→ What to produce: Retype, please, the listing from its opening line through the line that contains "(11,-667) -- (1325,-667);", both included, without the pictures.

→ Available data:
>>

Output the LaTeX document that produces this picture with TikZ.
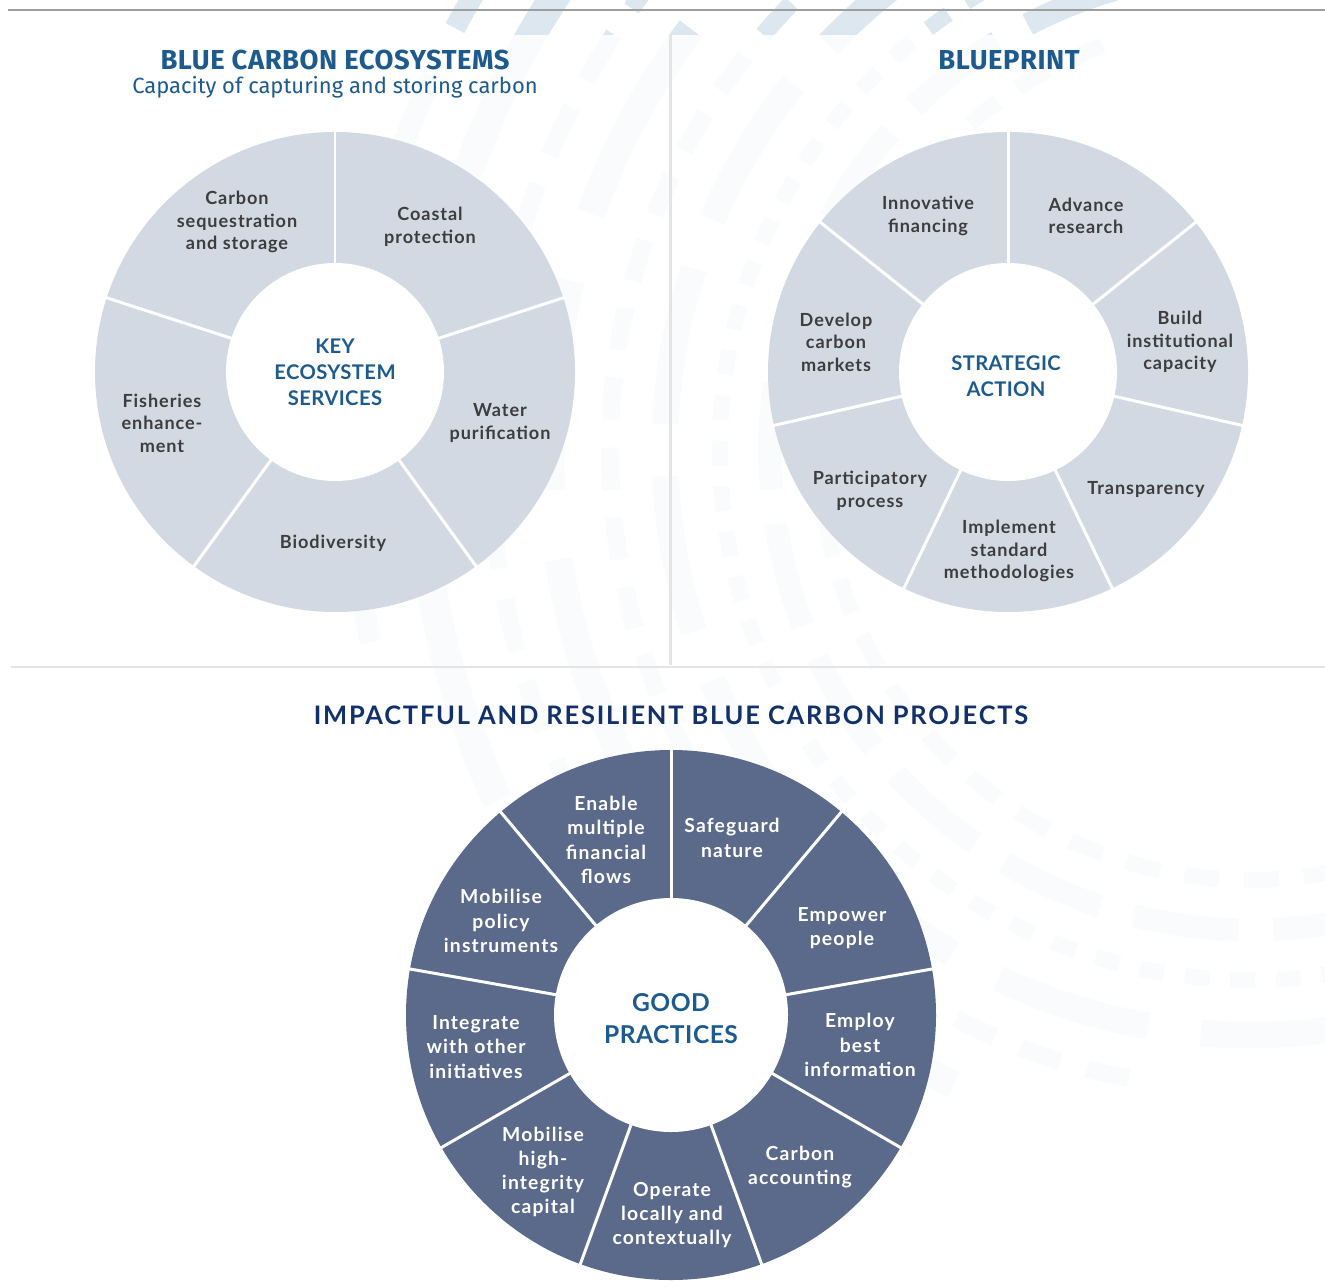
\documentclass[tikz,border=0pt]{standalone}
\usepackage{fontspec}
\setmainfont{Lato}
\newfontfamily\titlefont{Fira Sans}
\usepackage{tikz}
\usetikzlibrary{positioning}
\definecolor{ringgray}{HTML}{D3D9E2}
\definecolor{ringnavy}{HTML}{5B6A8A}
\definecolor{labelgray}{HTML}{3D3D3D}
\definecolor{headblue}{HTML}{1D5A8E}
\definecolor{navytitle}{HTML}{12316B}
\definecolor{rulegray}{HTML}{E4E4E4}
\definecolor{decoblue}{HTML}{DCE7EF}
\tikzstyle{seg}   = [font=\fontsize{10.3}{12.8}\selectfont\bfseries\addfontfeature{LetterSpace=5}, text=labelgray, align=center]
\tikzstyle{segw}  = [font=\fontsize{11}{13.8}\selectfont\bfseries\addfontfeature{LetterSpace=6}, text=white, align=center]
\tikzstyle{hub}   = [font=\fontsize{11.5}{14.8}\selectfont\bfseries\addfontfeature{LetterSpace=2}, text=headblue, align=center]
\tikzstyle{bighub}= [font=\fontsize{14}{18.2}\selectfont\bfseries\addfontfeature{LetterSpace=2}, text=headblue, align=center]
\tikzstyle{head}  = [font=\titlefont\fontsize{15.6}{18}\selectfont\bfseries\addfontfeature{LetterSpace=2}, text=headblue]
\tikzstyle{cut}   = [white, line width=1.7pt]
\begin{document}
\begin{tikzpicture}[x=0.02cm, y=0.02cm]
	\useasboundingbox (0,0) rectangle (1325,-1287);

	% faint arcs behind everything
	\begin{scope}
		\clip (0,0) rectangle (1325,-1287);
		\foreach \r/\w/\on/\off/\sa/\ea in {430/9pt/20pt/14pt/110/300, 480/13pt/60pt/20pt/105/300,
			530/9pt/14pt/12pt/100/295, 585/15pt/90pt/30pt/100/290, 640/10pt/24pt/16pt/98/260,
			700/16pt/120pt/40pt/97/245, 760/10pt/30pt/18pt/96/230, 830/17pt/150pt/45pt/95/205,
			900/12pt/60pt/30pt/95/195}
			\draw[decoblue, line width=\w, dash pattern=on \on off \off]
				(1250,-450) ++(\sa:\r) arc[start angle=\sa, end angle=\ea, radius=\r];
		\fill[white, opacity=0.86] (0,-35) rectangle (1325,-1287);
	\end{scope}

	% rules
	\draw[black!38, line width=0.85pt] (8,-10) -- (1325,-10);
	\draw[rulegray, line width=1.7pt] (670,-35) -- (670,-665);
	\draw[rulegray, line width=1.7pt] (11,-667) -- (1325,-667);

	% titles
	\node[head] (bce) at (335,-60) {BLUE CARBON ECOSYSTEMS};
	\node[font=\titlefont\fontsize{12.5}{14}\selectfont, text=headblue, below=-6 of bce] (cap) {Capacity of capturing and storing carbon};
	\node[head] (bp) at (1009,-60) {BLUEPRINT};
	\node[font=\fontsize{14.5}{17}\selectfont\bfseries\addfontfeature{LetterSpace=7}, text=navytitle] (irp) at (671,-715) {IMPACTFUL AND RESILIENT BLUE CARBON PROJECTS};

	% left ring
	\coordinate (kc) at (335,-372);
	\fill[ringgray] (kc) circle (240);
	\fill[white] (kc) circle (109);
	\foreach \a in {90,18,-54,-126,-198}
		\draw[cut] (kc) ++(\a:108) -- ++(\a:134);
	\node[hub] (kes) at (kc) {KEY\\ECOSYSTEM\\SERVICES};
	\node[seg] (csq) at (237,-222) {Carbon\\sequestration\\and storage};
	\node[seg] (cpr) at (430,-227) {Coastal\\protection};
	\node[seg] (wpu) at (500,-423) {Water\\purification};
	\node[seg] (bio) at (333,-543) {Biodiversity};
	\node[seg] (fen) at (162,-423) {Fisheries\\enhance-\\ment};

	% right ring
	\coordinate (sc) at (1008,-372);
	\fill[ringgray] (sc) circle (240);
	\fill[white] (sc) circle (109);
	\foreach \k in {0,...,6}
		\draw[cut] (sc) ++({90-\k*360/7}:108) -- ++({90-\k*360/7}:134);
	\node[hub] (sta) at (1006,-376) {STRATEGIC\\ACTION};
	\node[seg] (ifi) at (928,-216) {Innovative\\financing};
	\node[seg] (are) at (1086,-216) {Advance\\research};
	\node[seg] (bic) at (1180,-342) {Build\\institutional\\capacity};
	\node[seg] (tra) at (1146,-489) {Transparency};
	\node[seg] (ism) at (1009,-551) {Implement\\standard\\methodologies};
	\node[seg] (ppr) at (870,-491) {Participatory\\process};
	\node[seg] (dcm) at (836,-342) {Develop\\carbon\\markets};

	% bottom ring
	\coordinate (gc) at (671,-1015);
	\fill[ringnavy] (gc) circle (265);
	\fill[white] (gc) circle (117);
	\foreach \k in {0,...,8}
		\draw[cut] (gc) ++({90-\k*40}:116) -- ++({90-\k*40}:151);
	\node[bighub] (gpr) at (671,-1019) {GOOD\\PRACTICES};
	\node[segw] (emf) at (606,-840) {Enable\\multiple\\financial\\flows};
	\node[segw] (sna) at (732,-838) {Safeguard\\nature};
	\node[segw] (epe) at (842,-928) {Empower\\people};
	\node[segw] (ebi) at (860,-1045) {Employ\\best\\information};
	\node[segw] (cac) at (800,-1167) {Carbon\\accounting};
	\node[segw] (olc) at (672,-1215) {Operate\\locally and\\contextually};
	\node[segw] (mhc) at (543,-1172) {Mobilise\\high-\\integrity\\capital};
	\node[segw] (iwo) at (476,-1047) {Integrate\\with other\\initiatives};
	\node[segw] (mpi) at (501,-921) {Mobilise\\policy\\instruments};
\end{tikzpicture}
\end{document}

<<

→ Response to this task:
Output the LaTeX document that produces this picture with TikZ.
\documentclass[tikz,border=0pt]{standalone}
\usepackage{fontspec}
\setmainfont{Lato}
\newfontfamily\titlefont{Fira Sans}
\usepackage{tikz}
\usetikzlibrary{positioning}
\definecolor{ringgray}{HTML}{D3D9E2}
\definecolor{ringnavy}{HTML}{5B6A8A}
\definecolor{labelgray}{HTML}{3D3D3D}
\definecolor{headblue}{HTML}{1D5A8E}
\definecolor{navytitle}{HTML}{12316B}
\definecolor{rulegray}{HTML}{E4E4E4}
\definecolor{decoblue}{HTML}{DCE7EF}
\tikzstyle{seg}   = [font=\fontsize{10.3}{12.8}\selectfont\bfseries\addfontfeature{LetterSpace=5}, text=labelgray, align=center]
\tikzstyle{segw}  = [font=\fontsize{11}{13.8}\selectfont\bfseries\addfontfeature{LetterSpace=6}, text=white, align=center]
\tikzstyle{hub}   = [font=\fontsize{11.5}{14.8}\selectfont\bfseries\addfontfeature{LetterSpace=2}, text=headblue, align=center]
\tikzstyle{bighub}= [font=\fontsize{14}{18.2}\selectfont\bfseries\addfontfeature{LetterSpace=2}, text=headblue, align=center]
\tikzstyle{head}  = [font=\titlefont\fontsize{15.6}{18}\selectfont\bfseries\addfontfeature{LetterSpace=2}, text=headblue]
\tikzstyle{cut}   = [white, line width=1.7pt]
\begin{document}
\begin{tikzpicture}[x=0.02cm, y=0.02cm]
	\useasboundingbox (0,0) rectangle (1325,-1287);

	% faint arcs behind everything
	\begin{scope}
		\clip (0,0) rectangle (1325,-1287);
		\foreach \r/\w/\on/\off/\sa/\ea in {430/9pt/20pt/14pt/110/300, 480/13pt/60pt/20pt/105/300,
			530/9pt/14pt/12pt/100/295, 585/15pt/90pt/30pt/100/290, 640/10pt/24pt/16pt/98/260,
			700/16pt/120pt/40pt/97/245, 760/10pt/30pt/18pt/96/230, 830/17pt/150pt/45pt/95/205,
			900/12pt/60pt/30pt/95/195}
			\draw[decoblue, line width=\w, dash pattern=on \on off \off]
				(1250,-450) ++(\sa:\r) arc[start angle=\sa, end angle=\ea, radius=\r];
		\fill[white, opacity=0.86] (0,-35) rectangle (1325,-1287);
	\end{scope}

	% rules
	\draw[black!38, line width=0.85pt] (8,-10) -- (1325,-10);
	\draw[rulegray, line width=1.7pt] (670,-35) -- (670,-665);
	\draw[rulegray, line width=1.7pt] (11,-667) -- (1325,-667);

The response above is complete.